When a website gets hacked its user passwords are generally kept in a database, right next to the username they’re associated with. If that database gets exposed, not only is your password available for access, so is your username. Hackers with that data, can, and WILL, use it on other websites that you’ve registered on to see if they can get access. Think of it this way: forums are some of the most hacked types of websites on the net. If your forum password and your email password are the same, and that forum gets hacked: how long would it take for hackers to then get access to your online banking and social networking accounts?

How to choose a good password – Password Doesn’t Mean Pass WORD

Wordlists are the hacker equivalent of a skeleton key. I’ll explain what a wordlist is in a minute, but passwords work like this: you write a password in normal, readable ‘plaintext’, software performs a mathematical function on that ‘plaintext’, and you’re left with a password hash. When you enter your password online, that mathematical function is repeated and then the result is compared to the digitally stored hash: like digitally, mathematically checked ID. When a hacker gets access to your password hash, he or she tries a number of different words with that mathematical function until there is a match: if there is a match then they have your password.
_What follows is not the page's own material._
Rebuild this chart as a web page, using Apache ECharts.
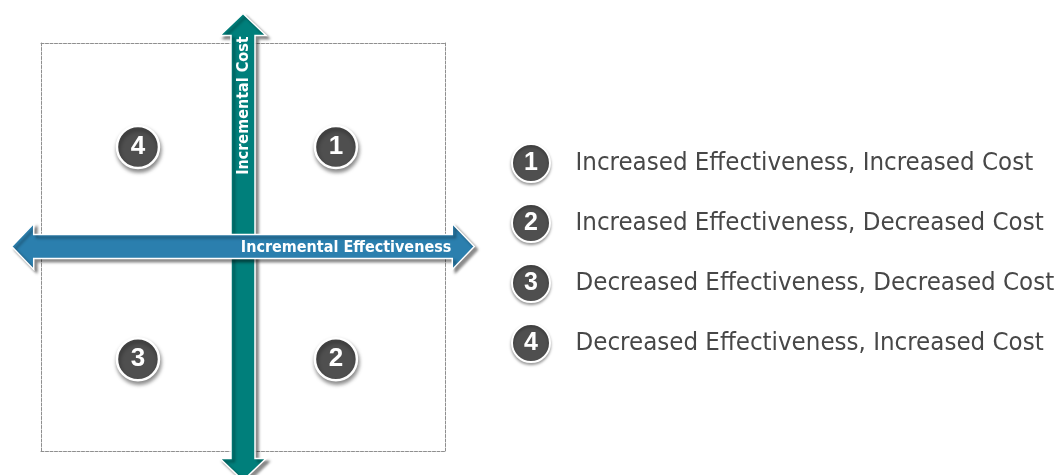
<!DOCTYPE html>
<html>
<head>
<meta charset="utf-8">
<script src="https://cdn.jsdelivr.net/npm/echarts@6/dist/echarts.min.js"></script>
<style>html,body{margin:0;padding:0;background:#fff}#c{width:1062px;height:475px}</style>
</head>
<body>
<div id="c"></div>
<script>
// Quadrant numbers and their descriptions
const quadrantNumbers = ['1', '2', '3', '4'];
const quadrantDescriptions = [
  'Increased Effectiveness, Increased Cost',
  'Increased Effectiveness, Decreased Cost',
  'Decreased Effectiveness, Decreased Cost',
  'Decreased Effectiveness, Increased Cost'
];
// Marker positions in the plane (incremental effectiveness, incremental cost)
const quadrantEffect = [0.46, 0.46, -0.52, -0.52];
const quadrantCost = [0.49, -0.55, -0.55, 0.49];
// Axis arrows: 0 = vertical (cost), 1 = horizontal (effectiveness)
const arrowNames = ['Incremental Cost', 'Incremental Effectiveness'];
const arrowDirs = [1, 0];

const EXT = 1.145;
const FONT = '"Liberation Sans Narrow", "DejaVu Sans Condensed", "Liberation Sans", sans-serif';
const FONT_NUM = '"Liberation Sans", Arial, sans-serif';

function renderArrow(params, api) {
  const dir = api.value(0);
  const name = arrowNames[params.dataIndex];
  const SW = 12, HW = 23, HL = 22;
  let pts, text;
  if (dir === 0) {
    const a = api.coord([-EXT, 0]), b = api.coord([EXT, 0]);
    const y = a[1] - 0.5, x1 = a[0], x2 = b[0];
    pts = [[x1, y], [x1 + HL, y - HW], [x1 + HL, y - SW], [x2 - HL, y - SW], [x2 - HL, y - HW],
           [x2, y], [x2 - HL, y + HW], [x2 - HL, y + SW], [x1 + HL, y + SW], [x1 + HL, y + HW]];
    text = { type: 'text', style: { text: name, x: x2 - HL - 1, y: y + 1, fill: '#fff',
      font: 'bold 16px ' + FONT, align: 'right', verticalAlign: 'middle' } };
  } else {
    const a = api.coord([0, EXT]), b = api.coord([0, -EXT]);
    const x = a[0], y1 = a[1], y2 = b[1];
    pts = [[x, y1], [x + HW, y1 + HL], [x + SW, y1 + HL], [x + SW, y2 - HL], [x + HW, y2 - HL],
           [x, y2], [x - HW, y2 - HL], [x - SW, y2 - HL], [x - SW, y1 + HL], [x - HW, y1 + HL]];
    text = { type: 'text', x: x + 1, y: y1 + HL + 1, rotation: Math.PI / 2,
      style: { text: name, x: 0, y: 0, fill: '#fff',
      font: 'bold 16px ' + FONT, align: 'right', verticalAlign: 'middle' } };
  }
  return {
    type: 'group',
    children: [
      { type: 'polygon', shape: { points: pts },
        style: { fill: dir === 0 ? '#2b7fae' : '#007f7b', stroke: '#ffffff', lineWidth: 1.5,
          shadowBlur: 3, shadowColor: 'rgba(0,0,0,0.45)', shadowOffsetX: 3, shadowOffsetY: 3 } },
      text
    ]
  };
}

const dashedLine = { show: true, onZero: false, lineStyle: { color: '#8f8f8f', type: [3, 1.5], width: 1 } };
const hiddenBits = { axisLabel: { show: false }, axisTick: { show: false }, splitLine: { show: false } };

const option = {
  animation: false,
  grid: [
    { left: 41, top: 43, width: 404, height: 408 },
    { left: 531, top: 133, right: 2, height: 240 }
  ],
  xAxis: [
    Object.assign({ gridIndex: 0, type: 'value', min: -1, max: 1, position: 'bottom', axisLine: dashedLine }, hiddenBits),
    Object.assign({ gridIndex: 0, type: 'value', min: -1, max: 1, position: 'top', axisLine: dashedLine }, hiddenBits),
    Object.assign({ gridIndex: 1, type: 'value', min: 0, max: 1, show: false }, hiddenBits)
  ],
  yAxis: [
    Object.assign({ gridIndex: 0, type: 'value', min: -1, max: 1, position: 'left', axisLine: dashedLine }, hiddenBits),
    Object.assign({ gridIndex: 0, type: 'value', min: -1, max: 1, position: 'right', axisLine: dashedLine }, hiddenBits),
    Object.assign({ gridIndex: 1, type: 'category', inverse: true, data: quadrantNumbers, show: false }, hiddenBits)
  ],
  series: [
    {
      type: 'custom', xAxisIndex: 0, yAxisIndex: 0, silent: true,
      data: arrowDirs.map(d => [d]),
      renderItem: renderArrow, z: 2
    },
    {
      type: 'scatter', xAxisIndex: 0, yAxisIndex: 0, z: 3,
      data: quadrantNumbers.map((n, i) => [quadrantEffect[i], quadrantCost[i], n]),
      symbol: 'circle', symbolSize: 42,
      itemStyle: { color: '#4f4f4f', opacity: 1, borderColor: '#ffffff', borderWidth: 2.5,
        shadowBlur: 4, shadowColor: 'rgba(0,0,0,0.45)', shadowOffsetX: 1, shadowOffsetY: 3 },
      label: { show: true, position: 'inside', formatter: p => p.value[2], color: '#fff',
        fontFamily: FONT_NUM, fontWeight: 'bold', fontSize: 26 }
    },
    {
      type: 'scatter', xAxisIndex: 2, yAxisIndex: 2, z: 3,
      data: quadrantNumbers.map((n, i) => [0, i, n]),
      symbol: 'circle', symbolSize: 38,
      itemStyle: { color: '#4f4f4f', opacity: 1, borderColor: '#ffffff', borderWidth: 2,
        shadowBlur: 3, shadowColor: 'rgba(0,0,0,0.35)', shadowOffsetX: 0, shadowOffsetY: 2 },
      label: { show: true, position: 'inside', formatter: p => p.value[2], color: '#fff',
        fontFamily: FONT_NUM, fontWeight: 'bold', fontSize: 25 }
    },
    {
      type: 'scatter', xAxisIndex: 2, yAxisIndex: 2, z: 3,
      data: quadrantDescriptions.map((t, i) => [0, i, t]),
      symbol: 'circle', symbolSize: 1, itemStyle: { color: 'rgba(0,0,0,0)', opacity: 1 },
      label: { show: true, position: 'right', distance: 44, formatter: p => p.value[2],
        color: '#474747', fontFamily: FONT, fontSize: 25.6 }
    }
  ]
};

const chart = echarts.init(document.getElementById('c'), null, { renderer: 'canvas' });
chart.setOption(option);
</script>
</body>
</html>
The two most popular ways of finding that match (or ‘cracking’ your password) are by bruteforcing and wordlisting. Rainbow tables are another option, but we’re still years away from that being a real threat. Brute-force techniques are exactly what they say on the tin. Every single plaintext password you can think of is tested before a match is found. Wordlists are lists of common passwords that are read by the computer and tested first.

This sounds really complicated but it boils down to this. The simpler your password is, the more likely it is to be on a wordlist and the faster it’ll be found by an attacker. Try and make your password hard to guess by maybe jumbling up the letters in a word, and adding numbers and special characters like ? and *. These kind of passwords are less likely to be on wordlists.

There is no one-size-fits-all solution to passwords, but your best bet is to use different ones as often as you can, even if you only change a number or a letter. Make those different passwords really hard to guess, and you stand a much better chance against online intrusion.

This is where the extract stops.